在日常生活中,这种集体性的影响无处不在:正式场合中,人们习惯以“张工”、“李老师”相称,姓氏成为职业身份与社交距离的缓冲;家族聚会时,辈分用字(如“德”、“明”、“昌”)如同隐形的纽带,让素未谋面的族人能瞬间确认彼此在家族树中的位置。
即便在现代社会,新生儿取名时,长辈仍会翻阅族谱,确保姓名中包含辈分字,这种看似“传统”的行为,本质上是对家族集体记忆的延续——个体通过姓名,成为家族历史长河中的“一滴水”,而非孤立的存在。
而个体性则隐藏在“名”的选择与解读中,是家族为个体量身定制的“精神铭牌”。
与姓氏的稳定性不同,“名”的变化始终反映着时代语境与家庭期望的变迁。
明清时期,文人多以“字”“号”彰显个性,如曹雪芹字“梦阮”、号“芹溪居士”,“梦阮”暗含对阮籍风骨的追慕,“芹溪”则寄托了对田园生活的向往,这些字号成为个体精神世界的延伸;
民国时期,“觉醒”、“救国”、“兴华”等名字盛行,个体的人生理想与国家命运被紧密绑定,姓名成为时代精神的微观载体;
如今,父母为孩子取名时,既会避开“张伟”、“李娜”等高频字以追求独特性,又会在名字中融入“沐”、“然”、“昕”等带有温柔、光明意象的字眼,或是“知行”、“思齐”等源自经典的词汇,让名字既承载对个体品格的期许,又暗含对文化传统的认同。
这种个体性的表达,从未脱离集体性的框架——即便名字再独特,也需与姓氏搭配,形成“家族标识+个体符号”的完整结构,如同枝叶再繁茂,也始终与根系相连。
在日本与韩国的姓名体系中,这种集体性与个体性的共生关系同样显着,但又带有本土文化的烙印。
日本传统姓名中,“苗字”(即现代姓氏)最初仅为贵族所有,江户时代后才普及至平民,其来源多与地域(如“田中”、“山下”)、职业(如“锻冶”、“服部”)相关,本质上是将个体归入特定社群的集体标记;而“名”的选择则更为灵活,男性名多带“郎”、、“夫”、“介”等字以显阳刚,女性名则常用“子”、“美”、“奈”等字以表柔美,这种区分既体现了社会对性别角色的集体认知,又通过不同的用字组合(如“幸介”、“雪乃”)赋予个体独特性。

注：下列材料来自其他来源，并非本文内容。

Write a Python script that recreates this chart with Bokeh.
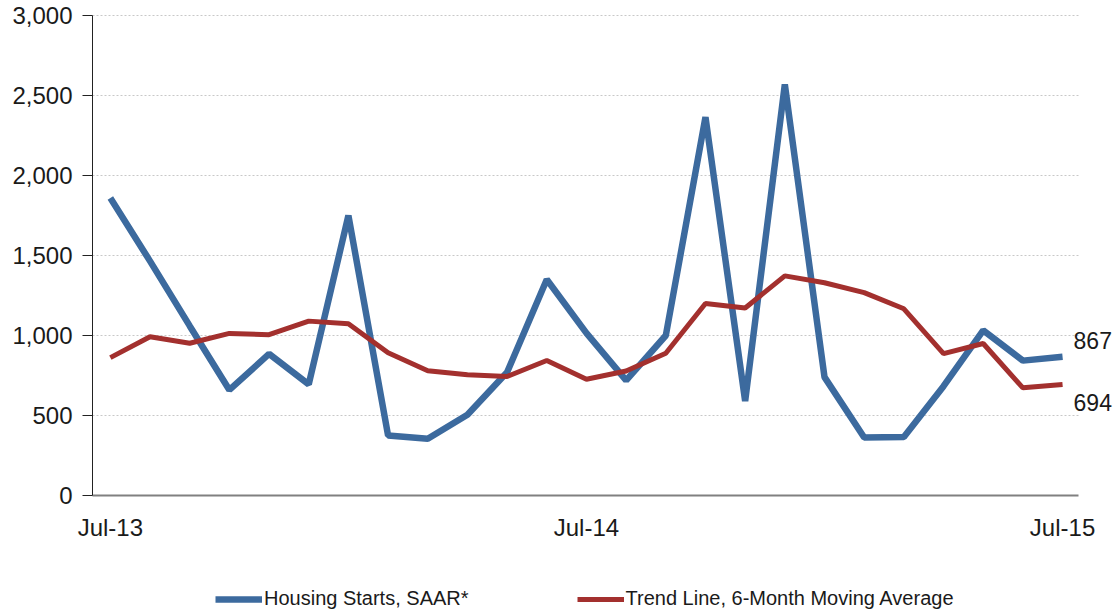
from bokeh.plotting import figure
from bokeh.models import (ColumnDataSource, FixedTicker, NumeralTickFormatter,
                          Legend, LegendItem, Label, Range1d, LinearAxis, Grid)
from bokeh.embed import file_html
from bokeh.resources import INLINE

months = ["Jul-13", "Aug-13", "Sep-13", "Oct-13", "Nov-13", "Dec-13", "Jan-14",
          "Feb-14", "Mar-14", "Apr-14", "May-14", "Jun-14", "Jul-14", "Aug-14",
          "Sep-14", "Oct-14", "Nov-14", "Dec-14", "Jan-15", "Feb-15", "Mar-15",
          "Apr-15", "May-15", "Jun-15", "Jul-15"]
housing_starts = [1860, 1465, 1060, 660, 885, 695, 1750, 375, 355, 505, 770,
                  1350, 1015, 720, 1000, 2365, 590, 2570, 740, 362, 365, 683,
                  1032, 843, 867]
trend_line = [862, 992, 952, 1013, 1005, 1090, 1073, 892, 780, 755, 744, 844,
              727, 778, 889, 1200, 1172, 1373, 1330, 1268, 1167, 887, 950, 673,
              694]
tick_labels = ["Jul-13", "Jul-14", "Jul-15"]
y_ticks = [0, 500, 1000, 1500, 2000, 2500, 3000]
series_names = ["Housing Starts, SAAR*", "Trend Line, 6-Month Moving Average"]

BLUE = "#3C6A9E"
RED = "#A3302E"
FONT = "Liberation Sans"
TXT = "#1a1a1a"

xs = list(range(len(months)))
src = ColumnDataSource(dict(x=xs, hs=housing_starts, tl=trend_line, m=months))

X0, X1 = -0.45, 24.4          # plotting area extent (category padding)
p = figure(width=1118, height=615, output_backend="svg", toolbar_location=None,
           x_range=Range1d(-2.769, 25.41), y_range=Range1d(-750, 3094),
           x_axis_location=None, y_axis_location=None,
           min_border_left=0, min_border_right=0, min_border_top=0,
           min_border_bottom=0)
p.outline_line_color = None
p.background_fill_color = "white"
p.border_fill_color = "white"
for g in p.grid:
    g.visible = False

ygrid = Grid(dimension=1, ticker=FixedTicker(ticks=y_ticks[1:]),
             grid_line_color="#c8c8c8", grid_line_dash="2 2",
             grid_line_width=1, cross_bounds=(X0, X1))
p.add_layout(ygrid)

r_hs = p.line("x", "hs", source=src, line_color=BLUE, line_width=6.5)
r_tl = p.line("x", "tl", source=src, line_color=RED, line_width=5)

# x axis drawn at y = 0 inside the frame
tick_idx = [months.index(t) for t in tick_labels]
xaxis = LinearAxis(fixed_location=0, bounds=(X0, X1),
                   ticker=FixedTicker(ticks=tick_idx),
                   major_label_overrides={i: months[i] for i in tick_idx},
                   major_tick_line_color=None, minor_tick_line_color=None,
                   axis_line_color="#808080", axis_line_width=2,
                   major_label_standoff=12, major_label_text_font=FONT,
                   major_label_text_font_size="24px",
                   major_label_text_color=TXT)
p.add_layout(xaxis, "below")

# y axis drawn at the left edge of the plotting area
yaxis = LinearAxis(fixed_location=X0, bounds=(y_ticks[0], y_ticks[-1]),
                   ticker=FixedTicker(ticks=y_ticks),
                   formatter=NumeralTickFormatter(format="0,0"),
                   major_tick_in=0, major_tick_out=10,
                   minor_tick_line_color=None,
                   axis_line_color="#222222", major_tick_line_color="#222222",
                   major_label_standoff=10, major_label_text_font=FONT,
                   major_label_text_font_size="24px",
                   major_label_text_color=TXT)
p.add_layout(yaxis, "left")

# end labels
for val, yoff in [(housing_starts[-1], 16), (trend_line[-1], -18)]:
    p.add_layout(Label(x=xs[-1], y=val, text=f"{val:,}", x_offset=11,
                       y_offset=yoff, text_baseline="middle",
                       text_font=FONT, text_font_size="23px",
                       text_color=TXT))

legend = Legend(items=[LegendItem(label=series_names[0], renderers=[r_hs]),
                       LegendItem(label=series_names[1], renderers=[r_tl])],
                orientation="horizontal", location=(215, 5),
                glyph_width=47, glyph_height=20, label_height=20,
                label_standoff=2, spacing=108, padding=0, margin=0,
                border_line_color=None, background_fill_alpha=0,
                label_text_font=FONT, label_text_font_size="20px",
                label_text_color=TXT)
p.add_layout(legend, "center")

open("out.html", "w").write(file_html(p, INLINE))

韩国姓名则受中国文化影响深远,90%以上的韩国人使用汉字姓,“金”、“李”、“朴”三大姓占比超过半数,姓氏的高度集中强化了集体归属感;
而“名”的用字多取自儒家经典,如“敏哲”、“智妍”,既蕴含对个体智慧与品德的期许,又通过“单字名”与“双字名”的差异(如“李准”与“李知恩”)体现个体区分。
东方姓名体系中集体性与个体性的平衡,本质上是东方文化“天人合一”思想在身份认同上的投射——个体不是独立于集体的“孤岛”,而是家族、社会、文化网络中的“节点”。
姓名作为连接个体与集体的符号,既让个体在家族传承中找到归属感,又通过独特的“名”赋予其差异化的身份标识,这种“和而不同”的智慧,正是东方姓名体系历经千年而不衰的核心生命力。
二、汉字姓名的独特优势:音形义数的多维统一
在世界各文化的姓名符号中,汉字姓名最显着的优势,在于其实现了“音、形、义、数”四个维度的深度统一。
这种统一并非偶然,而是汉字作为表意文字的独特属性与东方文化长期融合的结果——每一个汉字姓名,既是听觉上的韵律组合,又是视觉上的书法艺术,更是意义上的文化载体,甚至暗含数理上的秩序感。
这种多维统一让汉字姓名超越了单纯的“身份标识”功能,成为兼具实用性、审美性与文化性的“综合符号系统”,这是拼音文字姓名难以企及的独特价值。